Among the most interesting aspects of the letters is the subtext of constant cultural friction as Weill first tried unsuccessfully to rescue his legacy into France and England, then to remake himself for the alien American market, simultaneously fearful of being neglected and of being swallowed up by the voracious "cultural industry," as Lenya's career slowly went into temporary eclipse. Unfortunately for us, significant phases like the Brecht collaboration or the work on the "Broadway opera" Street Scene are not covered by the correspondence.

Speak Low is a labor of love in a twofold sense. At its heart, of course, is the love of two of the century's great theatrical artists--and about their love there is no doubt after reading these letters, however laborious the peculiar undulations of their on-again, off-again marriage (they married in 1926; only their closest friends knew of their divorce in 1933; they remarried in 1937).
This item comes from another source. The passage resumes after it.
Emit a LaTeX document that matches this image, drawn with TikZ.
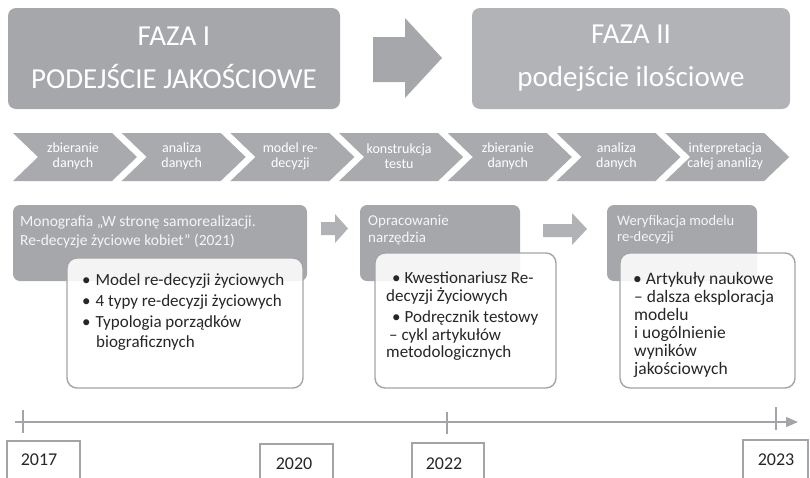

The second labor of love is that of the editors, Lys Simonette and Kim H. Kowalke, who have done exemplary work in editing, translating, footnoting, and commenting this volume. In their conscientious hands, what could have been a marginal correspondence emerges as a worthwhile and highly entertaining resource about European and American theatrical culture between 1925 and 1950. Speak Low is highly recommended to those interested in twentieth-century theatre, both for the letters themselves and for the care with which they are presented in this volume.